Aim:
Retype the opening lines of the data exactly, stopping after the line that contains "(ldata) at (349,153)". Skip every picture.

[start of Supplied data]

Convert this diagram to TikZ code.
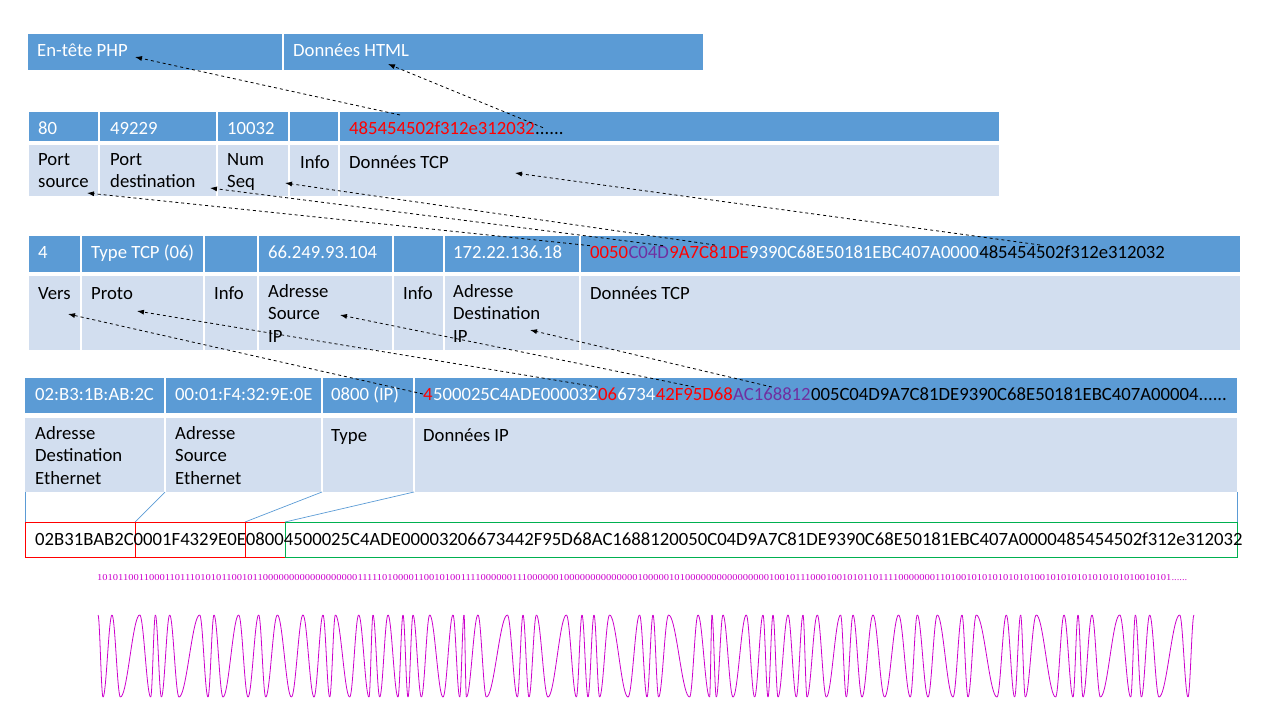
\documentclass[tikz,border=0pt]{standalone}
\usepackage{fontspec}
\setmainfont{Carlito}
\newfontfamily\bitfont{Liberation Serif}
\usepackage{graphicx}
\usetikzlibrary{arrows.meta}

\definecolor{barDark}{RGB}{91,155,213}
\definecolor{barLight}{RGB}{210,222,239}
\definecolor{hexRed}{RGB}{255,0,0}
\definecolor{hexPurple}{RGB}{112,48,160}
\definecolor{boxGreen}{RGB}{0,176,80}
\definecolor{waveMag}{RGB}{204,0,204}

\newcommand{\txtfont}{\fontsize{18.7}{22.5}\selectfont}

\tikzset{
  darkbar/.style={fill=barDark, draw=none},
  lightbar/.style={fill=barLight, draw=none},
  celldiv/.style={white, line width=1.2pt},
  cellhead/.style={anchor=base west, inner sep=0pt, font=\txtfont, text=white},
  lbl/.style={anchor=north west, inner sep=0pt, font=\txtfont, align=left, execute at begin node=\strut},
  hexpart/.style={anchor=base west, inner sep=0pt, font=\txtfont},
  ptr/.style={-{Latex[length=7pt,width=5pt]}, dashed, line width=0.8pt, black},
  blink/.style={barDark, line width=0.7pt},
  redbox/.style={draw=hexRed, line width=0.8pt},
  fskwave/.style={waveMag, line width=0.8pt}
}

\begin{document}
\begin{tikzpicture}[x=1pt,y=-1pt]
\useasboundingbox (0,0) rectangle (1280,720);

% Couche application
\fill[darkbar] (28,34) rectangle (703,70);
\draw[celldiv] (283,34) -- (283,70);
\node[cellhead] (php) at (37,56) {En-tête PHP};
\node[cellhead] (html) at (293,56) {Données HTML};

% Segment TCP
\fill[darkbar] (29,112) rectangle (999,141);
\fill[lightbar] (29,145) rectangle (999,196);
\foreach \xd in {99,217,289,339} \draw[celldiv] (\xd,112) -- (\xd,196);
\node[cellhead] (tsrc) at (38,134) {80};
\node[cellhead] (tdst) at (110,134) {49229};
\node[cellhead] (tseq) at (227,134) {10032};
\node[hexpart, text=hexRed] (t1) at (349,134) {485454502f312e312032};
\node[hexpart, text=black] (t2) at (t1.base east) {......};
\node[lbl] (lsrc) at (38,153) {Port\\source};
\node[lbl] (ldst) at (110,153) {Port\\destination};
\node[lbl] (lseq) at (227,153) {Num\\Seq};
\node[lbl] (linfo) at (300,153) {Info};
\node[lbl] (ldata) at (349,153) {Données TCP};

% Paquet IP
\fill[darkbar] (29,236) rectangle (1240,272);
\fill[lightbar] (29,276) rectangle (1240,350);
\foreach \xd in {81,204,258,393,444,580} \draw[celldiv] (\xd,236) -- (\xd,350);
\node[cellhead] (ivers) at (38,258) {4};
\node[cellhead] (iproto) at (91,258) {Type TCP (06)};
\node[cellhead] (isrc) at (268,258) {66.249.93.104};
\node[cellhead] (idst) at (453,258) {172.22.136.18};
\node[hexpart, text=hexRed] (i1) at (590,258) {0050};
\node[hexpart, text=hexPurple] (i2) at (i1.base east) {C04D};
\node[hexpart, text=hexRed] (i3) at (i2.base east) {9A7C81DE};
\node[hexpart, text=white] (i4) at (i3.base east) {9390C68E50181EBC407A0000};
\node[hexpart, text=black] (i5) at (i4.base east) {485454502f312e312032};
\node[lbl] (jvers) at (38,284) {Vers};
\node[lbl] (jproto) at (91,284) {Proto};
\node[lbl] (jinfo) at (214,284) {Info};
\node[lbl] (jsrc) at (268,284) {Adresse\\Source\\IP};
\node[lbl] (jinfob) at (403,284) {Info};
\node[lbl] (jdst) at (453,284) {Adresse\\Destination\\IP};
\node[lbl] (jdata) at (590,284) {Données TCP};

% Trame Ethernet
\fill[darkbar] (25,378) rectangle (1237,413);
\fill[lightbar] (25,418) rectangle (1237,492);
\foreach \xd in {165,322,414} \draw[celldiv] (\xd,378) -- (\xd,492);
\node[cellhead] (edst) at (35,400) {02:B3:1B:AB:2C};
\node[cellhead] (esrc) at (175,400) {00:01:F4:32:9E:0E};
\node[cellhead] (etype) at (331,400) {0800 (IP)};
\node[hexpart, text=hexRed] (e1) at (423,400) {4};
\node[hexpart, text=white] (e2) at (e1.base east) {500025C4ADE000032};
\node[hexpart, text=hexRed] (e3) at (e2.base east) {06};
\node[hexpart, text=white] (e4) at (e3.base east) {6734};
\node[hexpart, text=hexRed] (e5) at (e4.base east) {42F95D68};
\node[hexpart, text=hexPurple] (e6) at (e5.base east) {AC168812};
\node[hexpart, text=black] (e7) at (e6.base east) {005C04D9A7C81DE9390C68E50181EBC407A00004......};
\node[lbl] (fdst) at (35,426) {Adresse\\Destination\\Ethernet};
\node[lbl] (fsrc) at (175,426) {Adresse\\Source\\Ethernet};
\node[lbl] (ftype) at (331,426) {Type};
\node[lbl] (fdata) at (423,426) {Données IP};

% Trame brute
\draw[blink] (25,492) -- (25,522);
\draw[blink] (165,492) -- (135,522);
\draw[blink] (322,492) -- (245,522);
\draw[blink] (414,492) -- (285,522);
\draw[blink] (1237,492) -- (1237,522);
\draw[redbox] (25,522) rectangle (135,557);
\draw[redbox] (135,522) rectangle (245,557);
\draw[redbox] (245,522) rectangle (285,557);
\draw[boxGreen, line width=0.8pt] (285,522) rectangle (1237,557);
\node[hexpart, text=black] (frame) at (35,545) {02B31BAB2C0001F4329E0E08004500025C4ADE00003206673442F95D68AC1688120050C04D9A7C81DE9390C68E50181EBC407A0000485454502f312e312032};

% Bits
\node[inner sep=0pt, anchor=west] (bits) at (97,578) {\resizebox{1090pt}{6pt}{\bitfont\color{waveMag}10101100110001101110101011001011000000000000000000111110100001100101001111000000111000000100000000000000100000101000000000000000010010111000100101011011110000000110100101010101010100101010101010101010010101......}};

% Signal
\def\curx{98}
\foreach \w [count=\i] in {5,9,8.4,19.3,11,4.7,6,8.3,9.3,20.7,8.3,6,9,15.7,9.3,10.7,7,11.7,14,11.6,11,9,6.7,5.7,14.3,9,10.3,4,6.7,8.3,10,5,5,5,8.4,8.3,13.3,10,6.7,4.3,2.4,11.6,8.4,21,10,5.6,6,7.4,11.6,18.4,10,5.6,6,
  6,5.6,10,18.4,11.6,7.4,6,5.6,10,21,8.4,11.6,2.4,4.3,6.7,10,13.3,8.3,8.4,5,5,5,10,8.3,6.7,4,10.3,9,14.3,5.7,6.7,9,11,11.6,14,11.7,7,10.7,9.3,15.7,9,6,8.3,20.7,9.3,8.3,6,4.7,11,19.3,8.4,9,5,
  5,9,8.4,19.3,11,4.7,6,8.3,9.3,20.7,8.3,6}{
  \pgfmathsetmacro\sg{ifthenelse(isodd(\i),1,-1)}
  \draw[fskwave] plot[domain=0:180,samples=19] ({\curx+\w*\x/180},{656-\sg*41*cos(\x)});
  \pgfmathsetmacro\nx{\curx+\w}\xdef\curx{\nx}
}

% Correspondances
\coordinate (aPHP) at (135,57);
\coordinate (aHTML) at (388,64);
\coordinate (aPsrc) at (87,193);
\coordinate (aPdst) at (210,188);
\coordinate (aSeq) at (285,183);
\coordinate (aTcp) at (515,173);
\coordinate (aVers) at (68,314);
\coordinate (aProto) at (137,311);
\coordinate (aSrcIP) at (340,315);
\coordinate (aDstIP) at (530,330);
\draw[ptr] ([xshift=51pt,yshift=6pt]t1.north west) -- (aPHP);
\draw[ptr] ([xshift=8pt,yshift=4pt]t2.north west) -- (aHTML);
\draw[ptr] (i1.north west) -- (aPsrc);
\draw[ptr] ([xshift=-6pt]i2.north east) -- (aPdst);
\draw[ptr] ([xshift=6pt]i3.north) -- (aSeq);
\draw[ptr] ([xshift=61pt]i5.north west) -- (aTcp);
\draw[ptr] (e1.west) -- (aVers);
\draw[ptr] (e3.north west) -- (aProto);
\draw[ptr] (e5.north) -- (aSrcIP);
\draw[ptr] (e6.north) -- (aDstIP);
\end{tikzpicture}
\end{document}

[end of Supplied data]

Written response:
Convert this diagram to TikZ code.
\documentclass[tikz,border=0pt]{standalone}
\usepackage{fontspec}
\setmainfont{Carlito}
\newfontfamily\bitfont{Liberation Serif}
\usepackage{graphicx}
\usetikzlibrary{arrows.meta}

\definecolor{barDark}{RGB}{91,155,213}
\definecolor{barLight}{RGB}{210,222,239}
\definecolor{hexRed}{RGB}{255,0,0}
\definecolor{hexPurple}{RGB}{112,48,160}
\definecolor{boxGreen}{RGB}{0,176,80}
\definecolor{waveMag}{RGB}{204,0,204}

\newcommand{\txtfont}{\fontsize{18.7}{22.5}\selectfont}

\tikzset{
  darkbar/.style={fill=barDark, draw=none},
  lightbar/.style={fill=barLight, draw=none},
  celldiv/.style={white, line width=1.2pt},
  cellhead/.style={anchor=base west, inner sep=0pt, font=\txtfont, text=white},
  lbl/.style={anchor=north west, inner sep=0pt, font=\txtfont, align=left, execute at begin node=\strut},
  hexpart/.style={anchor=base west, inner sep=0pt, font=\txtfont},
  ptr/.style={-{Latex[length=7pt,width=5pt]}, dashed, line width=0.8pt, black},
  blink/.style={barDark, line width=0.7pt},
  redbox/.style={draw=hexRed, line width=0.8pt},
  fskwave/.style={waveMag, line width=0.8pt}
}

\begin{document}
\begin{tikzpicture}[x=1pt,y=-1pt]
\useasboundingbox (0,0) rectangle (1280,720);

% Couche application
\fill[darkbar] (28,34) rectangle (703,70);
\draw[celldiv] (283,34) -- (283,70);
\node[cellhead] (php) at (37,56) {En-tête PHP};
\node[cellhead] (html) at (293,56) {Données HTML};

% Segment TCP
\fill[darkbar] (29,112) rectangle (999,141);
\fill[lightbar] (29,145) rectangle (999,196);
\foreach \xd in {99,217,289,339} \draw[celldiv] (\xd,112) -- (\xd,196);
\node[cellhead] (tsrc) at (38,134) {80};
\node[cellhead] (tdst) at (110,134) {49229};
\node[cellhead] (tseq) at (227,134) {10032};
\node[hexpart, text=hexRed] (t1) at (349,134) {485454502f312e312032};
\node[hexpart, text=black] (t2) at (t1.base east) {......};
\node[lbl] (lsrc) at (38,153) {Port\\source};
\node[lbl] (ldst) at (110,153) {Port\\destination};
\node[lbl] (lseq) at (227,153) {Num\\Seq};
\node[lbl] (linfo) at (300,153) {Info};
\node[lbl] (ldata) at (349,153) {Données TCP};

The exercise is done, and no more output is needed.